If the aim of the research is to conceptualise the richness of an individual’s lived experience, or elucidate exceptions and alternatives, then an approach such as Dervin’s sense-making methodology may be more appropriate (Cardillo 1999); (Cheuk 1998). However, systems modelling does encourage a high degree of reflection and self-awareness in the process of making selections, which may partly mitigate these disadvantages.
In a highly simplified form, (Midgley 2000) suggests that at the heart of system modelling is the making of system boundary judgements. The process of making these boundary judgements must imply a degree of separation between the subjects of the study and the system that is the object of the study. However, Midgley argues that all research paradigms require boundary judgements of some kind. Systems thinking provides a process for negotiating these boundary judgements that is very flexible. This flexibility allows a system modelling approach to be used in conjunction with a wide range of research paradigms and theoretical approaches. System model diagrams emphasise the nature of these boundary judgements.
Both Information Systems and Information Science researchers have asserted that a shift is required in the study of human information behaviour. The IS community have lamented the frequent failure of information systems to transform precise, and unique, atomic information, as stored in a computer, into kinetic information and relevant action in organizations, yet have offered only limited explanations or solutions.
One explanation of the problem sees a lack of attention to the human side of information processing. Davenport, and others, have argued for a human-centred approach to information processing, relegating the IT-based information system to simply one, albeit an important one, of the ways users receive, process and distribute information.
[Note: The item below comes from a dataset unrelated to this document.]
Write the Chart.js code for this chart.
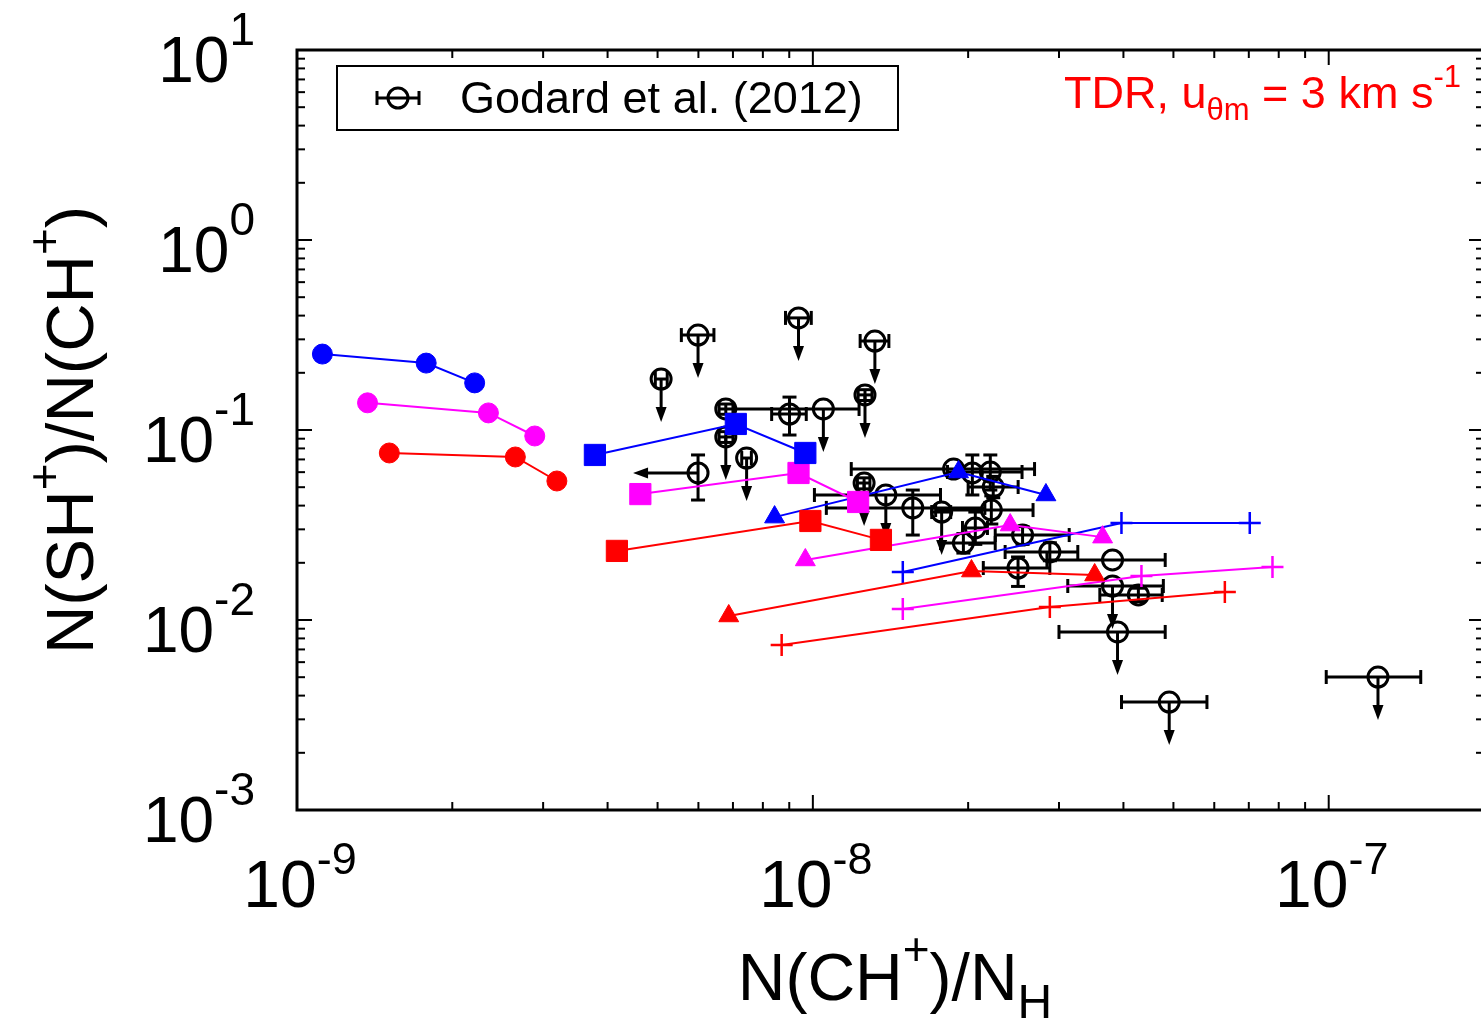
<!DOCTYPE html>
<html>
<head>
<meta charset="utf-8">
<script src="https://cdn.jsdelivr.net/npm/chart.js@4.4.0/dist/chart.umd.min.js"></script>
<style>
  html, body { margin: 0; padding: 0; background: #fff; overflow: hidden; }
  #wrap { position: relative; width: 1500px; height: 1021px; }
</style>
</head>
<body>
<div id="wrap"><canvas id="chart" width="1500" height="1021"></canvas></div>
<script>
// ===== Data =====
const seriesColors = ['#0000ff', '#ff00ff', '#ff0000'];

// model tracks, one row per colour (blue, magenta, red)
const circleX = [[1.12e-9, 1.78e-9, 2.21e-9], [1.37e-9, 2.35e-9, 2.89e-9], [1.51e-9, 2.65e-9, 3.19e-9]];
const circleY = [[0.251, 0.225, 0.177], [0.139, 0.123, 0.093], [0.0757, 0.0721, 0.0539]];
const squareX = [[3.78e-9, 7.09e-9, 9.67e-9], [4.63e-9, 9.38e-9, 1.224e-8], [4.17e-9, 9.89e-9, 1.355e-8]];
const squareY = [[0.0739, 0.1076, 0.0757], [0.046, 0.0594, 0.0418], [0.0231, 0.0332, 0.0264]];
const triangleX = [[8.43e-9, 1.916e-8, 2.83e-8], [9.67e-9, 2.413e-8, 3.645e-8], [6.87e-9, 2.03e-8, 3.518e-8]];
const triangleY = [[0.0348, 0.0601, 0.0455], [0.0207, 0.0316, 0.0273], [0.0105, 0.0181, 0.01725]];
const plusX = [[1.494e-8, 3.965e-8, 7.03e-8], [1.494e-8, 4.335e-8, 7.78e-8], [8.7e-9, 2.88e-8, 6.29e-8]];
const plusY = [[0.0179, 0.0324, 0.0324], [0.01143, 0.01705, 0.019], [0.00739, 0.0117, 0.01404]];

// Godard et al. (2012) observations
const obsX    = [5.08e-9, 5.99e-9, 9.38e-9, 1.319e-8, 1.262e-8, 6.78e-9, 6.78e-9, 9.01e-9, 1.048e-8, 5.99e-9,
                 7.44e-9, 1.257e-8, 1.385e-8, 1.562e-8, 1.777e-8, 1.874e-8, 2.038e-8, 2.208e-8, 2.237e-8, 2.218e-8,
                 2.065e-8, 1.958e-8, 2.55e-8, 2.88e-8, 2.499e-8, 3.81e-8, 3.81e-8, 4.276e-8, 3.896e-8, 4.907e-8, 1.246e-7];
const obsY    = [0.1855, 0.316, 0.389, 0.294, 0.153, 0.129, 0.0919, 0.1214, 0.129, 0.0594,
                 0.0712, 0.0526, 0.0455, 0.0389, 0.037, 0.0623, 0.0594, 0.0601, 0.0501, 0.0379,
                 0.0305, 0.0254, 0.028, 0.0228, 0.01878, 0.0207, 0.0151, 0.01354, 0.00865, 0.0037, 0.00501];
const obsXLo  = [4.95e-9, 5.56e-9, 8.85e-9, 1.235e-8, 1.224e-8, 6.58e-9, 6.58e-9, 8.32e-9, 7.02e-9, null,
                 7.28e-9, 1.22e-8, 1.007e-8, 1.062e-8, 1.7e-8, 1.187e-8, null, 1.824e-8, 2.0e-8, 1.73e-8,
                 1.95e-8, 1.768e-8, 2.257e-8, 2.359e-8, 2.14e-8, 2.843e-8, 3.12e-8, 3.6e-8, 3.0e-8, 3.966e-8, 9.89e-8];
const obsXHi  = [5.22e-9, 6.43e-9, 9.93e-9, 1.404e-8, 1.302e-8, 7.0e-9, 7.0e-9, 9.71e-9, 1.229e-8, null,
                 7.6e-9, 1.29e-8, 1.768e-8, 2.155e-8, 1.85e-8, 2.69e-8, null, 2.544e-8, 2.5e-8, 2.672e-8,
                 2.18e-8, 2.257e-8, 3.14e-8, 3.263e-8, 2.88e-8, 4.82e-8, 4.78e-8, 4.756e-8, 4.82e-8, 5.807e-8, 1.508e-7];
const obsYLo  = [null, null, null, null, 0.143, 0.121, 0.086, 0.0941, null, 0.0428,
                 null, 0.049, null, 0.028, null, null, 0.0455, 0.0483, 0.044, 0.032,
                 0.025, 0.0225, 0.025, 0.0205, 0.01502, null, null, 0.0125, null, null, null];
const obsYHi  = [null, null, null, null, 0.163, 0.137, 0.098, 0.149, null, 0.0739,
                 null, 0.056, null, 0.0483, null, null, 0.0739, 0.0739, 0.057, 0.045,
                 0.037, 0.0285, 0.031, 0.0255, 0.02146, null, null, 0.0147, null, null, null];
const obsUpper = [1, 1, 1, 1, 1, 0, 1, 0, 1, 0,
                  1, 1, 1, 0, 1, 0, 0, 0, 0, 0,
                  0, 0, 0, 0, 0, 0, 1, 0, 1, 1, 1];
const obsLeft  = [0, 0, 0, 0, 0, 0, 0, 0, 0, 1,
                  0, 0, 0, 0, 0, 0, 0, 0, 0, 0,
                  0, 0, 0, 0, 0, 0, 0, 0, 0, 0, 0];

// axes
const xDecades = [1e-9, 1e-8, 1e-7];
const xExps = ['-9', '-8', '-7'];
const yDecades = [1e-3, 1e-2, 1e-1, 1, 10];
const yExps = ['-3', '-2', '-1', '0', '1'];
const X_MIN = 1e-9, X_MAX = 2e-7, Y_MIN = 1e-3, Y_MAX = 10;

const FONT = '"Liberation Sans", Arial, Helvetica, sans-serif';

// ===== helpers =====
function richWidth(ctx, parts) {
    let w = 0;
    parts.forEach(p => { ctx.font = `${p.size}px ${FONT}`; w += ctx.measureText(p.text).width; });
    return w;
}
function richText(ctx, parts, x, y, align) {
    const w = richWidth(ctx, parts);
    let cx = align === 'center' ? x - w / 2 : align === 'right' ? x - w : x;
    ctx.textAlign = 'left';
    ctx.textBaseline = 'alphabetic';
    parts.forEach(p => {
        ctx.font = `${p.size}px ${FONT}`;
        ctx.fillText(p.text, cx, y + (p.dy || 0));
        cx += ctx.measureText(p.text).width;
    });
}
function seg(ctx, x1, y1, x2, y2) {
    ctx.beginPath(); ctx.moveTo(x1, y1); ctx.lineTo(x2, y2); ctx.stroke();
}
function minorValues(decades, max) {
    const out = [];
    decades.forEach(d => { for (let k = 1; k < 10; k++) if (d * k <= max * 1.0001) out.push(d * k); });
    return out;
}

// ===== Datasets =====
const markerSets = [
    { xs: circleX, ys: circleY, style: 'circle', r: 10 },
    { xs: squareX, ys: squareY, style: 'rect', r: 15 },
    { xs: triangleX, ys: triangleY, style: 'triangle', r: 11.5 },
    { xs: plusX, ys: plusY, style: 'cross', r: 11 }
];
const datasets = [];
markerSets.forEach(set => {
    seriesColors.forEach((col, c) => {
        datasets.push({
            data: set.xs[c].map((v, i) => ({ x: v, y: set.ys[c][i] })),
            showLine: true,
            borderColor: col,
            backgroundColor: col,
            borderWidth: 2,
            pointStyle: set.style,
            pointRadius: set.r,
            pointBorderWidth: set.style === 'cross' ? 2.5 : 1,
            pointBorderColor: col,
            pointBackgroundColor: col,
            order: 1
        });
    });
});
datasets.push({
    data: obsX.map((v, i) => ({ x: v, y: obsY[i] })),
    showLine: false,
    pointStyle: 'circle',
    pointRadius: 10,
    pointBorderWidth: 3,
    pointBorderColor: '#000',
    pointBackgroundColor: 'rgba(0,0,0,0)',
    order: 10
});

// ===== Plugins =====
const obsBars = {
    id: 'obsBars',
    beforeDatasetsDraw(chart) {
        const { ctx, scales: { x, y } } = chart;
        ctx.save();
        ctx.strokeStyle = '#000';
        ctx.fillStyle = '#000';
        ctx.lineWidth = 3;
        obsX.forEach((xv, i) => {
            const px = x.getPixelForValue(xv), py = y.getPixelForValue(obsY[i]);
            if (obsXLo[i] !== null) {
                const a = x.getPixelForValue(obsXLo[i]), b = x.getPixelForValue(obsXHi[i]);
                seg(ctx, a, py, b, py); seg(ctx, a, py - 7, a, py + 7); seg(ctx, b, py - 7, b, py + 7);
            }
            if (obsYLo[i] !== null) {
                const a = y.getPixelForValue(obsYLo[i]), b = y.getPixelForValue(obsYHi[i]);
                seg(ctx, px, a, px, b); seg(ctx, px - 7, a, px + 7, a); seg(ctx, px - 7, b, px + 7, b);
            }
            if (obsUpper[i]) {
                seg(ctx, px, py, px, py + 30);
                ctx.beginPath(); ctx.moveTo(px - 5.5, py + 28); ctx.lineTo(px + 5.5, py + 28); ctx.lineTo(px, py + 43); ctx.closePath(); ctx.fill();
            }
            if (obsLeft[i]) {
                seg(ctx, px, py, px - 52, py);
                ctx.beginPath(); ctx.moveTo(px - 50, py - 5.5); ctx.lineTo(px - 50, py + 5.5); ctx.lineTo(px - 65, py); ctx.closePath(); ctx.fill();
            }
        });
        ctx.restore();
    }
};

const frame = {
    id: 'frame',
    afterDraw(chart) {
        const { ctx, chartArea: a, scales: { x, y } } = chart;
        ctx.save();
        ctx.strokeStyle = '#000';
        ctx.fillStyle = '#000';
        ctx.lineWidth = 2;
        // ticks
        minorValues(xDecades, X_MAX).forEach(v => {
            const px = x.getPixelForValue(v);
            const len = xDecades.some(d => Math.abs(d - v) / d < 1e-6) ? 15 : 8;
            seg(ctx, px, a.bottom, px, a.bottom - len);
            seg(ctx, px, a.top, px, a.top + len);
        });
        minorValues(yDecades, Y_MAX).forEach(v => {
            const py = y.getPixelForValue(v);
            const len = yDecades.some(d => Math.abs(d - v) / d < 1e-6) ? 15 : 8;
            seg(ctx, a.left, py, a.left + len, py);
            seg(ctx, a.right, py, a.right - len, py);
        });
        ctx.lineWidth = 3;
        ctx.strokeRect(a.left, a.top, a.right - a.left, a.bottom - a.top);

        // tick labels
        xDecades.forEach((d, i) => {
            const px = x.getPixelForValue(d);
            richText(ctx, [{ text: '10', size: 66 }, { text: xExps[i], size: 45, dy: -33 }], px + 3, 907, 'center');
        });
        yDecades.forEach((d, i) => {
            const py = y.getPixelForValue(d);
            richText(ctx, [{ text: '10', size: 64 }, { text: yExps[i], size: 46, dy: -37 }], 255, py + 32, 'right');
        });

        // axis titles
        richText(ctx, [{ text: 'N(CH', size: 66 }, { text: '+', size: 46, dy: -35 }, { text: ')/N', size: 66 },
            { text: 'H', size: 48, dy: 18 }], 895, 1000, 'center');
        ctx.save();
        ctx.translate(93, 430);
        ctx.rotate(-Math.PI / 2);
        richText(ctx, [{ text: 'N(SH', size: 67 }, { text: '+', size: 46, dy: -33 }, { text: ')/N(CH', size: 67 },
            { text: '+', size: 46, dy: -33 }, { text: ')', size: 67 }], 0, 0, 'center');
        ctx.restore();

        // legend box
        ctx.lineWidth = 2;
        ctx.strokeRect(337, 66, 561, 64);
        ctx.lineWidth = 3;
        seg(ctx, 377, 98, 419, 98); seg(ctx, 377, 91, 377, 105); seg(ctx, 419, 91, 419, 105);
        ctx.beginPath(); ctx.arc(398, 98, 10, 0, Math.PI * 2); ctx.stroke();
        richText(ctx, [{ text: 'Godard et al. (2012)', size: 45 }], 460, 113, 'left');

        // model label
        ctx.fillStyle = '#ff0000';
        richText(ctx, [{ text: 'TDR, u', size: 45 }, { text: 'θm', size: 31, dy: 12 }, { text: ' = 3 km s', size: 45 },
            { text: '-1', size: 31, dy: -21 }], 1064, 108, 'left');
        ctx.restore();
    }
};

// ===== Chart =====
new Chart(document.getElementById('chart').getContext('2d'), {
    type: 'scatter',
    data: { datasets },
    options: {
        responsive: false,
        animation: false,
        events: [],
        layout: { padding: { left: 297, top: 50, right: 10, bottom: 211 } },
        scales: {
            x: { type: 'logarithmic', min: X_MIN, max: X_MAX, display: false },
            y: { type: 'logarithmic', min: Y_MIN, max: Y_MAX, display: false }
        },
        plugins: { legend: { display: false }, tooltip: { enabled: false } }
    },
    plugins: [obsBars, frame]
});
</script>
</body>
</html>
In particular, information behaviour was an area highlighted as requiring more attention. It was proposed that the concept of an information system should be expanded to include human, as well as IT-based, information processing.
The positivist approach to research, reflecting practitioners’ concerns over the best use of expensive IT, is dominant amongst IS academics. Dervin and Nilan, in a seminal work, asserted that a paradigm shift was required in the study of information behaviour, to embrace qualitative methods with the user at the centre.
Dervin and Nilan further argued that systems thinking ignores or sidelines the user with its emphasis on IT and quantitative methods in research. They concluded that the paradigm conflict is irreconcilable.
This paper addresses these concerns, pointing out that systems thinking does not preclude qualitative and multi-disciplinary studies, but rather should be seen as a highly effective tool for enabling such studies. To illustrate, a systems model incorporating both IT-based and human-based information processing is developed.